4.4 The Customer shall check balance statements and other statements of account for accuracy and completeness and notify us in writing of any objections within two weeks of receiving the balance statement or statement of account. Otherwise these shall be deemed approved, provided we have advised the Customer of his possibilities to object. 

4.5 The Customer may only set off his claims if such claims are uncontested or have been conclusively determined by a court of law. The Customer may only have a right of retention insofar as it is based on the same contractual relationship. 

5. Retention of Title 

5.1 We retain title in the goods until all outstanding receivables arising from the current business relationship have been paid in full. The goods delivered under retention of title may only be resold in the manner customary in the Customer's business. 

5.2 The Customer may neither pledge the goods nor assign them to third parties by way of security. 

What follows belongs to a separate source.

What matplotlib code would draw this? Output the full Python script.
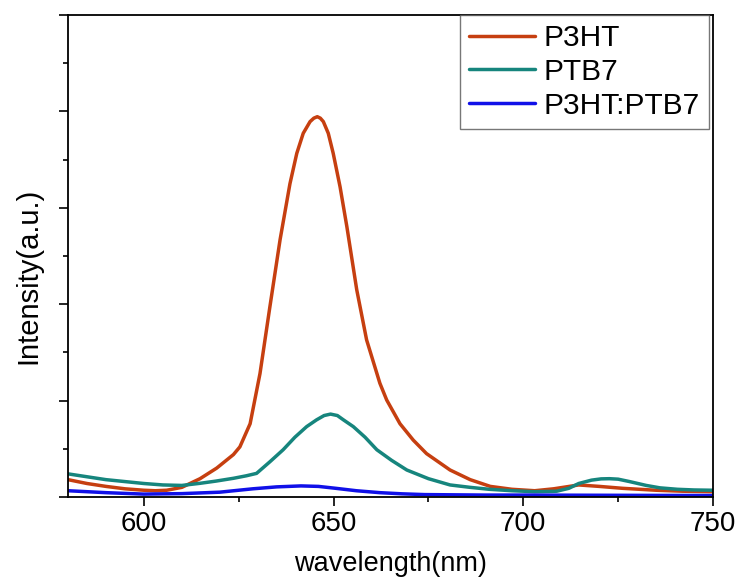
import matplotlib
matplotlib.use("Agg")
import matplotlib.pyplot as plt
from matplotlib.ticker import MultipleLocator, NullFormatter

# ---- data ----
wl_p3ht = [580, 585, 590, 595, 600, 603, 606, 610, 614.8, 619.2, 623.6, 625.3, 628,
           630.6, 633.2, 635.9, 638.5, 640.3, 642.0, 643.8, 644.8, 645.7, 646.5,
           647.3, 648.6, 649.9, 651.7, 653.5, 656.1, 658.7, 662.2, 664.0, 667.5,
           671.0, 674.5, 680.7, 686, 691.3, 697, 703, 708, 714.6, 720, 726.2,
           735, 742, 750]
int_p3ht = [0.18, 0.14, 0.11, 0.085, 0.07, 0.065, 0.07, 0.10, 0.19, 0.30, 0.44, 0.52, 0.76,
            1.28, 1.97, 2.67, 3.25, 3.565, 3.773, 3.894, 3.93, 3.945, 3.93,
            3.894, 3.773, 3.565, 3.219, 2.804, 2.15, 1.63, 1.18, 1.006, 0.76,
            0.59, 0.45, 0.28, 0.18, 0.11, 0.08, 0.065, 0.085, 0.125, 0.11, 0.09,
            0.07, 0.06, 0.055]

wl_ptb7 = [580, 585, 590, 595, 600, 605, 610, 614.8, 619, 623.6, 627, 629.7, 633.2,
           636.7, 639.8, 642.9, 645.5, 647.5, 649.2, 651, 652.6, 655.2, 658.3,
           661.4, 665.3, 669.3, 675, 680.7, 686, 691, 697, 703, 708.8, 712, 714.6,
           718, 720.5, 722.7, 725, 728, 732.4, 736, 740.6, 745, 750]
int_ptb7 = [0.24, 0.21, 0.18, 0.16, 0.14, 0.125, 0.12, 0.142, 0.165, 0.194, 0.22, 0.245, 0.365,
            0.49, 0.62, 0.73, 0.80, 0.845, 0.86, 0.845, 0.80, 0.73, 0.62,
            0.49, 0.38, 0.28, 0.19, 0.125, 0.10, 0.08, 0.065, 0.055, 0.06, 0.09, 0.14,
            0.175, 0.188, 0.19, 0.185, 0.16, 0.12, 0.095, 0.08, 0.073, 0.07]

wl_blend = [580, 590, 600, 610, 620, 628.7, 635, 641.4, 646, 650.6, 656, 662.2,
            668, 674, 690, 700, 720, 750]
int_blend = [0.065, 0.045, 0.03, 0.035, 0.05, 0.085, 0.105, 0.115, 0.11, 0.09, 0.065, 0.045,
             0.033, 0.025, 0.02, 0.02, 0.018, 0.015]

series_names = ["P3HT", "PTB7", "P3HT:PTB7"]
series_colors = ["#C63F10", "#16857D", "#1010E8"]

x_ticks = [600, 650, 700, 750]

# ---- plot ----
plt.rcParams['font.family'] = ['Liberation Sans', 'DejaVu Sans']
fig = plt.figure(figsize=(7.42, 5.81), dpi=100)
ax = fig.add_axes([68/742, (581-497)/581, (713-68)/742, (497-15)/581])

for wl, val, name, col in zip([wl_p3ht, wl_ptb7, wl_blend],
                              [int_p3ht, int_ptb7, int_blend],
                              series_names, series_colors):
    ax.plot(wl, val, color=col, lw=2.5, label=name, solid_capstyle='round',
            solid_joinstyle='round')

ax.set_xlim(580, 750)
ax.set_ylim(0, 5)
ax.set_xticks(x_ticks)
ax.xaxis.set_minor_locator(MultipleLocator(25))
ax.yaxis.set_major_locator(MultipleLocator(1))
ax.yaxis.set_minor_locator(MultipleLocator(0.5))
ax.yaxis.set_major_formatter(NullFormatter())
ax.tick_params(axis='both', which='major', direction='out', length=6.5, width=1.2,
               labelsize=20, pad=3.5)
ax.tick_params(axis='both', which='minor', direction='out', length=3.6, width=1.2)
for s in ax.spines.values():
    s.set_linewidth(1.3)

ax.set_xlabel("wavelength(nm)", fontsize=19.5)
ax.xaxis.set_label_coords(0.5, (497 - 551) / 482)
ax.set_ylabel("Intensity(a.u.)", fontsize=21)
ax.yaxis.set_label_coords((42 - 68) / 645, (497 - 276) / 482)

leg = ax.legend(loc='upper right', bbox_to_anchor=(1 - 4/645, 1.0), fontsize=21.5,
                frameon=True, fancybox=False, handlelength=2.2, handletextpad=0.3,
                borderpad=0.3, labelspacing=0.2, borderaxespad=0)
leg.get_frame().set_edgecolor('#555555')
leg.get_frame().set_linewidth(1.0)

fig.savefig("out.png", dpi=100)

5.3 The Customer herewith assigns to us in advance any and all claims against third parties arising from the sale of the goods in which we have retained title. We hereby accept this assignment. We are entitled to inform the third party to be identified by the Customer of the assignment of the claim and to assert the assigned claim in our own name. 

5.4 Should the securities to which we are entitled exceed the realizable value of our claim by more than 10%, we shall be obliged to release the corresponding securities at the request of the Customer. The choice of securities to be released is incumbent on us. 

6. Empties, other Packaging 

6.1 The packaging units meant for reuse (containers, pallets etc.) are provided to the Customer only for their intended use. They remain our inalienable property or the property of those who provided them. The Customer shall bear all risk of loss or damage during the time these items are ceded to him, which shall include the risk of force majeure. 

6.2 The Customer is obligated to return the empties in good condition and sorted according to product type. Empty bottles are only accepted if returned in cases. We are not obliged to accept more empties than shown on the Customer's empties balance. The Customer shall pay compensation for any empties not returned or not returned in good condition, whereas such compensation is set off against the funds paid into the bottle deposit account. 

6.3 The statements regarding the balance of empties we send to the Customer shall be deemed accepted unless the Customer objects in writing within two weeks and we have advised the Customer of his possibilities to object. 

7. Data Processing 

The Customer agrees to the processing of his data for business purposes. The above shall be deemed notification pursuant to Sect. 33 (1) of the Federal Data Protection Act. 

8. Place of Performance Place of performance for all our obligations and for all payment obligations and contractual duties of the Customer shall be our registered place of business. 

9. Place of Jurisdiction

 Place of jurisdiction for qualified merchants shall be Cologne. The same shall apply if a customer is not a qualified merchant and has no general place of jurisdiction in Germany or if his place of residence or usual place of abode is unknown at the time the lawsuit is filed. 

10. Applicable Law 

These Terms and Conditions and the entire legal relationship between us and the Customer shall be governed by German law to the exclusion of the UN Convention on Contracts for the International Sale of Goods.